EXPLANATORY NOTE
This Post-Effective Amendment No. 6 relates to the Registration Statement on Form S-8 (File No. 333-172847) (the Registration Statement) of Vale S.A. (the Registrant), which was filed with the U.S. Securities and Exchange Commission on March 15, 2011. The Registration Statement registered 20,000,000 Preferred Class A shares of the Registrants stock (Shares), to be offered pursuant to the Matching Program (the Plan).
On January 4, 2012, the Registrant filed with the Securities and Exchange Commission a Post-Effective Amendment No. 1 to the Registration Statement No. 333-172847 in order to reflect the amended terms of an additional plan cycle, the Vale Matching Program 2012 Cycle.

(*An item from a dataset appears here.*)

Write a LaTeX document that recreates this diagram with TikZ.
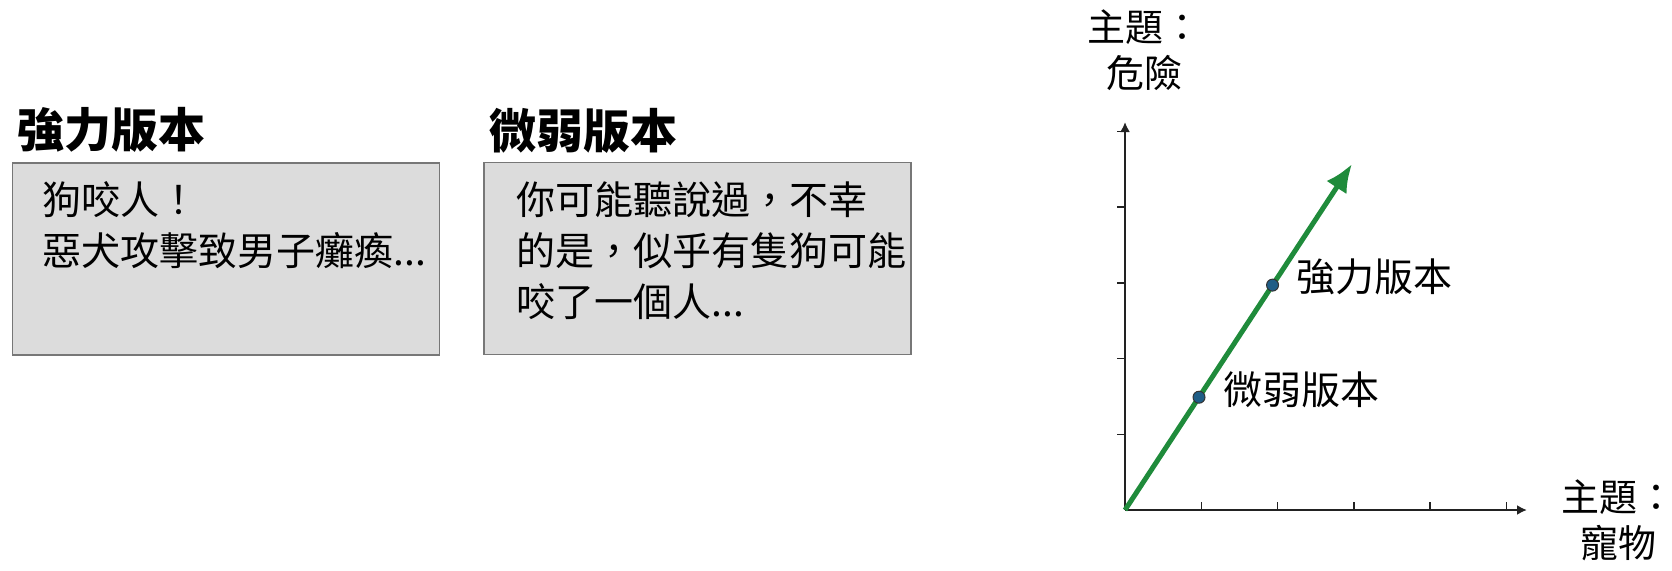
\documentclass[tikz,border=0pt]{standalone}
\usepackage{fontspec}
\usepackage{xcolor}
\usepackage{tikz}
\usetikzlibrary{arrows.meta}
\usetikzlibrary{calc}
\usetikzlibrary{positioning}
\newfontfamily\cjk{Noto Sans CJK TC}
\definecolor{boxfill}{HTML}{DCDCDC}
\definecolor{boxline}{HTML}{777777}
\definecolor{vecgreen}{HTML}{1F8B3B}
\definecolor{ptblue}{HTML}{1F5D86}
\definecolor{axiscolor}{HTML}{222222}

\begin{document}
\begin{tikzpicture}[x=1pt,y=-1pt,
  msgbox/.style={draw=boxline,fill=boxfill,line width=1.5pt,minimum width=427pt,minimum height=192pt,inner sep=0pt},
  msgtext/.style={anchor=north west,inner sep=0pt,align=left,font=\cjk\fontsize{39}{51}\selectfont},
  headline/.style={anchor=west,inner sep=0pt,font=\cjk\fontsize{47}{50}\selectfont\bfseries},
  axislabel/.style={anchor=north,inner sep=0pt,align=center,font=\cjk\fontsize{38}{46}\selectfont},
  ptlabel/.style={inner sep=0pt,font=\cjk\fontsize{39}{46}\selectfont},
  dot/.style={circle,fill=ptblue,draw=black!80,line width=1pt,minimum size=12pt,inner sep=0pt}]
\useasboundingbox (0,0) rectangle (1672,570);

% two versions of the message
\node[msgbox] (strongbox) at (226,259) {};
\node[headline] (stronghead) at ([shift={(6,-32)}]strongbox.north west) {強力版本};
\node[msgtext] (strongtext) at ([shift={(31,19)}]strongbox.north west) {狗咬人！\\惡犬攻擊致男子癱瘓...};

\node[msgbox] (weakbox) at (697.5,258.5) {};
\node[headline] (weakhead) at ([shift={(6,-31)}]weakbox.north west) {微弱版本};
\node[msgtext] (weaktext) at ([shift={(33,20)}]weakbox.north west) {你可能聽說過，不幸\\的是，似乎有隻狗可能\\咬了一個人...};

% axes
\coordinate (O) at (1125,510);
\coordinate (xend) at (1527,510);
\coordinate (yend) at (1125,122);
\coordinate (tip) at (1352,164);
\draw[axiscolor,line width=2pt,-{Latex[length=10pt,width=10pt]}] (O) -- (xend);
\draw[axiscolor,line width=2pt,-{Latex[length=10pt,width=10pt]}] (O) -- (yend);
\foreach \k in {1,...,5}
  \draw[axiscolor,line width=1.5pt] ($(O)+(76.3*\k,0)$) -- ++(0,-8);
\foreach \k in {1,...,5}
  \draw[axiscolor,line width=1.5pt] ($(O)+(0,-75.7*\k)$) -- ++(-8,0);
\node[axislabel] (ylabel) at (1144,10) {主題：\\危險};
\node[axislabel] (xlabel) at (1618,480) {主題：\\寵物};

% topic vector
\draw[vecgreen,line width=5pt,-{Latex[length=28pt,width=24pt]}] (O) -- (tip);
\node[dot] (weakpt) at ($(O)!0.326!(tip)$) {};
\node[dot] (strongpt) at ($(O)!0.65!(tip)$) {};
\node[ptlabel,right=18pt of weakpt,yshift=7pt] (weaklabel) {微弱版本};
\node[ptlabel,right=17pt of strongpt,yshift=8pt] (stronglabel) {強力版本};
\end{tikzpicture}
\end{document}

On November 28, 2012, the Registrant filed with the Securities and Exchange Commission a Post-Effective Amendment No. 2 to the Registration Statement No. 333-172847 in order to reflect the amended terms of an additional plan cycle, the Vale Matching Program 2013 Cycle.
On January 24, 2014, the Registrant filed with the Securities and Exchange Commission a Post-Effective Amendment No. 3 to the Registration Statement No. 333-172847 in order to reflect the amended terms of an additional plan cycle, the Vale Matching Program 2014 Cycle.
On February 26, 2015, the Registrant filed with the Securities and Exchange Commission a Post-Effective Amendment No. 4 to the Registration Statement No. 333-172847 in order to reflect the amended terms of an additional plan cycle, the Vale Matching Program 2015 Cycle.
On March 18, 2016, the Registrant filed with the Securities and Exchange Commission a Post-Effective Amendment No. 5 to the Registration Statement No. 333-172847 in order to reflect the amended terms of an additional plan cycle, the Vale Matching Program 2016 Cycle.
The purpose of this Post-Effective Amendment No. 6 is to amend the Registration Statement to reflect the amended terms of an additional plan cycle, the Vale Matching Program 2017 Cycle (the 2017 Matching Program). Under the 2017 Matching Program, as provided for in the Plan, Shares will be offered to certain eligible employees, subject to the satisfaction of applicable vesting conditions, in connection with those employees own purchase or holding of Shares. No additional securities are being registered hereby.